* _The request_: Give an exact transcription of every line, dropping the images.

* _Data segment_:
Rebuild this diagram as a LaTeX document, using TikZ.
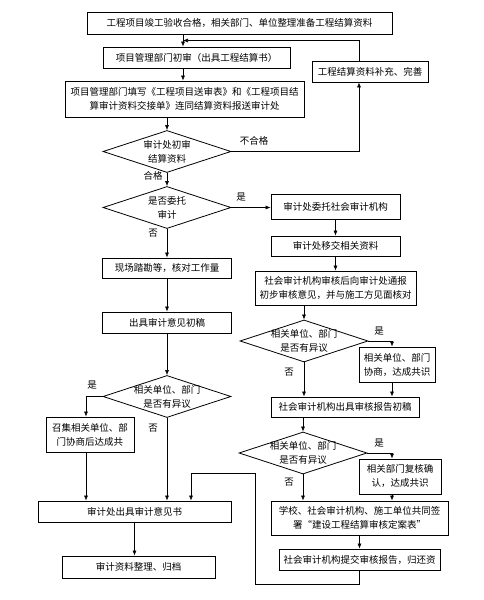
\documentclass[tikz,border=0pt]{standalone}
\usepackage{fontspec}
\setmainfont{Noto Sans CJK SC}
\usetikzlibrary{positioning,arrows.meta,shapes.geometric,calc}
\tikzstyle{stepbox}=[rectangle, draw=black, line width=0.8pt, inner sep=1pt,
                    align=center, font=\fontsize{9.5}{14}\selectfont]
\tikzstyle{askbox}=[diamond, draw=black, line width=0.8pt, inner sep=0pt,
                    minimum width=128pt, minimum height=42pt]
\tikzstyle{tag}=[inner sep=0pt, align=center, font=\fontsize{9.5}{14}\selectfont]
\tikzstyle{pline}=[-{Latex[length=5pt,width=4pt]}, line width=0.6pt]

\begin{document}
\begin{tikzpicture}[x=1pt,y=1pt]
\path[use as bounding box, fill=white] (0,0) rectangle (483,600);

% main column
\node (ACCEPT) [stepbox, minimum width=305pt, minimum height=22pt] at (239.5,577) {工程项目竣工验收合格，相关部门、单位整理准备工程结算资料};
\node (PMREV) [stepbox, minimum width=187pt, minimum height=21pt] at (196.5,542.5) {项目管理部门初审（出具工程结算书）};
\node (SUPPL) [stepbox, minimum width=116pt, minimum height=21pt] at (370,528.5) {工程结算资料补充、完善};
\node (SUBMIT) [stepbox, minimum width=239pt, minimum height=36pt] at (184.5,501) {项目管理部门填写《工程项目送审表》和《工程项目结\\算审计资料交接单》连同结算资料报送审计处};
\node (D1) [askbox, label={[tag]center:审计处初审\\结算资料}] at (167,448.5) {};
\node (D2) [askbox, label={[tag]center:是否委托\\审计}] at (167,392.5) {};
\node (SURVEY) [stepbox, minimum width=129pt, minimum height=20pt] at (167,332) {现场踏勘等，核对工作量};
\node (DRAFT1) [stepbox, minimum width=129pt, minimum height=21pt] at (167,277.5) {出具审计意见初稿};
\node (D3) [askbox, label={[tag]center:相关单位、部门\\是否有异议}] at (167,203.5) {};
\node (COORD) [stepbox, minimum width=88pt, minimum height=35pt] at (90,165.5) {召集相关单位、部\\门协商后达成共};
\node (OPINION) [stepbox, minimum width=193pt, minimum height=21pt] at (134.5,88.5) {审计处出具审计意见书};
\node (ARCHIVE) [stepbox, minimum width=153pt, minimum height=22pt] at (138.5,33) {审计资料整理、归档};

% social audit column
\node (ENTRUST) [stepbox, minimum width=129pt, minimum height=25pt] at (335.5,393.5) {审计处委托社会审计机构};
\node (TRANSFER) [stepbox, minimum width=129pt, minimum height=20pt] at (335.5,354) {审计处移交相关资料};
\node (NOTIFY) [stepbox, minimum width=161pt, minimum height=34pt] at (335.5,312) {社会审计机构审核后向审计处通报\\初步审核意见，并与施工方见面核对};
\node (D4) [askbox, label={[tag]center:相关单位、部门\\是否有异议}] at (304,259) {};
\node (NEGO1) [stepbox, minimum width=76pt, minimum height=35pt] at (397,235.5) {相关单位、部门\\协商，达成共识};
\node (DRAFT2) [stepbox, minimum width=148pt, minimum height=20pt] at (345,193) {社会审计机构出具审核报告初稿};
\node (D5) [askbox, label={[tag]center:相关单位、部门\\是否有异议}] at (303,147) {};
\node (RECHK) [stepbox, minimum width=82pt, minimum height=35pt] at (400,123.5) {相关部门复核确\\认，达成共识};
\node (SIGN) [stepbox, minimum width=177pt, minimum height=34pt] at (359.5,82) {学校、社会审计机构、施工单位共同签\\署“建设工程结算审核定案表”};
\node (REPORT) [stepbox, minimum width=161pt, minimum height=21pt] at (359.5,40.5) {社会审计机构提交审核报告，归还资};

% branch labels
\node (NOK) [tag] at (254,459) {不合格};
\node (OK) [tag] at (153,424) {合格};
\node (YES2) [tag] at (241,403) {是};
\node (NO2) [tag] at (153,367) {否};
\node (YES3) [tag] at (92,215) {是};
\node (NO3) [tag] at (153,172) {否};
\node (YES4) [tag] at (379,269) {是};
\node (NO4) [tag] at (289,228) {否};
\node (YES5) [tag] at (379,157) {是};
\node (NO5) [tag] at (289,118) {否};

% connectors
\coordinate (MERGE) at ($([xshift=-56.5pt]ACCEPT.south)!0.5!([xshift=-13.5pt]PMREV.north)$);
\coordinate (LOOPC) at (255,127);
\draw[pline] ([xshift=-56.5pt]ACCEPT.south) -- ([xshift=-13.5pt]PMREV.north);
\draw[pline] ([xshift=-13.5pt]PMREV.south) -- ([xshift=-1.5pt]SUBMIT.north);
\draw[pline] (SUBMIT.south -| D1.north) -- (D1.north);
\draw[pline] (D1.east) -| ([xshift=-11pt]SUPPL.south);
\draw[pline] ([xshift=-11pt]SUPPL.north) |- (MERGE);
\draw[pline] (D1.south) -- (D2.north);
\draw[pline] (D2.east) -- (D2.east -| ENTRUST.west);
\draw[pline] (D2.south) -- (SURVEY.north);
\draw[pline] (SURVEY.south) -- (DRAFT1.north);
\draw[pline] (DRAFT1.south) -- (D3.north);
\draw[pline] (D3.west) -| ([xshift=-4pt]COORD.north);
\draw[pline] ([xshift=-4pt]COORD.south) -- ([xshift=-4pt]COORD.south |- OPINION.north);
\draw[pline] (D3.south) -- (D3.south |- OPINION.north);
\draw[pline] (OPINION.south) -- (OPINION.south |- ARCHIVE.north);
\draw[pline] (ENTRUST.south) -- (TRANSFER.north);
\draw[pline] (TRANSFER.south) -- (NOTIFY.north);
\draw[pline] (NOTIFY.south -| D4.north) -- (D4.north);
\draw[pline] (D4.east) -| ([xshift=-5pt]NEGO1.north);
\draw[pline] (D4.south) -- (D4.south |- DRAFT2.north);
\draw[pline] ([xshift=-5pt]NEGO1.south) -- ([xshift=-5pt]NEGO1.south |- DRAFT2.north);
\draw[pline] (DRAFT2.south -| D5.north) -- (D5.north);
\draw[pline] (D5.east) -| ([xshift=-8pt]RECHK.north);
\draw[pline] (D5.south) -- (D5.south |- SIGN.north);
\draw[pline] ([xshift=-8pt]RECHK.south) -- ([xshift=-8pt]RECHK.south |- SIGN.north);
\draw[pline] (SIGN.south) -- (REPORT.north);
\draw[pline] (REPORT.south) -- ++(0,-14) -| (LOOPC) -| ([xshift=56.5pt]OPINION.north);

\end{tikzpicture}
\end{document}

* _Answer to the task_:
Rebuild this diagram as a LaTeX document, using TikZ.
\documentclass[tikz,border=0pt]{standalone}
\usepackage{fontspec}
\setmainfont{Noto Sans CJK SC}
\usetikzlibrary{positioning,arrows.meta,shapes.geometric,calc}
\tikzstyle{stepbox}=[rectangle, draw=black, line width=0.8pt, inner sep=1pt,
                    align=center, font=\fontsize{9.5}{14}\selectfont]
\tikzstyle{askbox}=[diamond, draw=black, line width=0.8pt, inner sep=0pt,
                    minimum width=128pt, minimum height=42pt]
\tikzstyle{tag}=[inner sep=0pt, align=center, font=\fontsize{9.5}{14}\selectfont]
\tikzstyle{pline}=[-{Latex[length=5pt,width=4pt]}, line width=0.6pt]

\begin{document}
\begin{tikzpicture}[x=1pt,y=1pt]
\path[use as bounding box, fill=white] (0,0) rectangle (483,600);

% main column
\node (ACCEPT) [stepbox, minimum width=305pt, minimum height=22pt] at (239.5,577) {工程项目竣工验收合格，相关部门、单位整理准备工程结算资料};
\node (PMREV) [stepbox, minimum width=187pt, minimum height=21pt] at (196.5,542.5) {项目管理部门初审（出具工程结算书）};
\node (SUPPL) [stepbox, minimum width=116pt, minimum height=21pt] at (370,528.5) {工程结算资料补充、完善};
\node (SUBMIT) [stepbox, minimum width=239pt, minimum height=36pt] at (184.5,501) {项目管理部门填写《工程项目送审表》和《工程项目结\\算审计资料交接单》连同结算资料报送审计处};
\node (D1) [askbox, label={[tag]center:审计处初审\\结算资料}] at (167,448.5) {};
\node (D2) [askbox, label={[tag]center:是否委托\\审计}] at (167,392.5) {};
\node (SURVEY) [stepbox, minimum width=129pt, minimum height=20pt] at (167,332) {现场踏勘等，核对工作量};
\node (DRAFT1) [stepbox, minimum width=129pt, minimum height=21pt] at (167,277.5) {出具审计意见初稿};
\node (D3) [askbox, label={[tag]center:相关单位、部门\\是否有异议}] at (167,203.5) {};
\node (COORD) [stepbox, minimum width=88pt, minimum height=35pt] at (90,165.5) {召集相关单位、部\\门协商后达成共};
\node (OPINION) [stepbox, minimum width=193pt, minimum height=21pt] at (134.5,88.5) {审计处出具审计意见书};
\node (ARCHIVE) [stepbox, minimum width=153pt, minimum height=22pt] at (138.5,33) {审计资料整理、归档};

% social audit column
\node (ENTRUST) [stepbox, minimum width=129pt, minimum height=25pt] at (335.5,393.5) {审计处委托社会审计机构};
\node (TRANSFER) [stepbox, minimum width=129pt, minimum height=20pt] at (335.5,354) {审计处移交相关资料};
\node (NOTIFY) [stepbox, minimum width=161pt, minimum height=34pt] at (335.5,312) {社会审计机构审核后向审计处通报\\初步审核意见，并与施工方见面核对};
\node (D4) [askbox, label={[tag]center:相关单位、部门\\是否有异议}] at (304,259) {};
\node (NEGO1) [stepbox, minimum width=76pt, minimum height=35pt] at (397,235.5) {相关单位、部门\\协商，达成共识};
\node (DRAFT2) [stepbox, minimum width=148pt, minimum height=20pt] at (345,193) {社会审计机构出具审核报告初稿};
\node (D5) [askbox, label={[tag]center:相关单位、部门\\是否有异议}] at (303,147) {};
\node (RECHK) [stepbox, minimum width=82pt, minimum height=35pt] at (400,123.5) {相关部门复核确\\认，达成共识};
\node (SIGN) [stepbox, minimum width=177pt, minimum height=34pt] at (359.5,82) {学校、社会审计机构、施工单位共同签\\署“建设工程结算审核定案表”};
\node (REPORT) [stepbox, minimum width=161pt, minimum height=21pt] at (359.5,40.5) {社会审计机构提交审核报告，归还资};

% branch labels
\node (NOK) [tag] at (254,459) {不合格};
\node (OK) [tag] at (153,424) {合格};
\node (YES2) [tag] at (241,403) {是};
\node (NO2) [tag] at (153,367) {否};
\node (YES3) [tag] at (92,215) {是};
\node (NO3) [tag] at (153,172) {否};
\node (YES4) [tag] at (379,269) {是};
\node (NO4) [tag] at (289,228) {否};
\node (YES5) [tag] at (379,157) {是};
\node (NO5) [tag] at (289,118) {否};

% connectors
\coordinate (MERGE) at ($([xshift=-56.5pt]ACCEPT.south)!0.5!([xshift=-13.5pt]PMREV.north)$);
\coordinate (LOOPC) at (255,127);
\draw[pline] ([xshift=-56.5pt]ACCEPT.south) -- ([xshift=-13.5pt]PMREV.north);
\draw[pline] ([xshift=-13.5pt]PMREV.south) -- ([xshift=-1.5pt]SUBMIT.north);
\draw[pline] (SUBMIT.south -| D1.north) -- (D1.north);
\draw[pline] (D1.east) -| ([xshift=-11pt]SUPPL.south);
\draw[pline] ([xshift=-11pt]SUPPL.north) |- (MERGE);
\draw[pline] (D1.south) -- (D2.north);
\draw[pline] (D2.east) -- (D2.east -| ENTRUST.west);
\draw[pline] (D2.south) -- (SURVEY.north);
\draw[pline] (SURVEY.south) -- (DRAFT1.north);
\draw[pline] (DRAFT1.south) -- (D3.north);
\draw[pline] (D3.west) -| ([xshift=-4pt]COORD.north);
\draw[pline] ([xshift=-4pt]COORD.south) -- ([xshift=-4pt]COORD.south |- OPINION.north);
\draw[pline] (D3.south) -- (D3.south |- OPINION.north);
\draw[pline] (OPINION.south) -- (OPINION.south |- ARCHIVE.north);
\draw[pline] (ENTRUST.south) -- (TRANSFER.north);
\draw[pline] (TRANSFER.south) -- (NOTIFY.north);
\draw[pline] (NOTIFY.south -| D4.north) -- (D4.north);
\draw[pline] (D4.east) -| ([xshift=-5pt]NEGO1.north);
\draw[pline] (D4.south) -- (D4.south |- DRAFT2.north);
\draw[pline] ([xshift=-5pt]NEGO1.south) -- ([xshift=-5pt]NEGO1.south |- DRAFT2.north);
\draw[pline] (DRAFT2.south -| D5.north) -- (D5.north);
\draw[pline] (D5.east) -| ([xshift=-8pt]RECHK.north);
\draw[pline] (D5.south) -- (D5.south |- SIGN.north);
\draw[pline] ([xshift=-8pt]RECHK.south) -- ([xshift=-8pt]RECHK.south |- SIGN.north);
\draw[pline] (SIGN.south) -- (REPORT.north);
\draw[pline] (REPORT.south) -- ++(0,-14) -| (LOOPC) -| ([xshift=56.5pt]OPINION.north);

\end{tikzpicture}
\end{document}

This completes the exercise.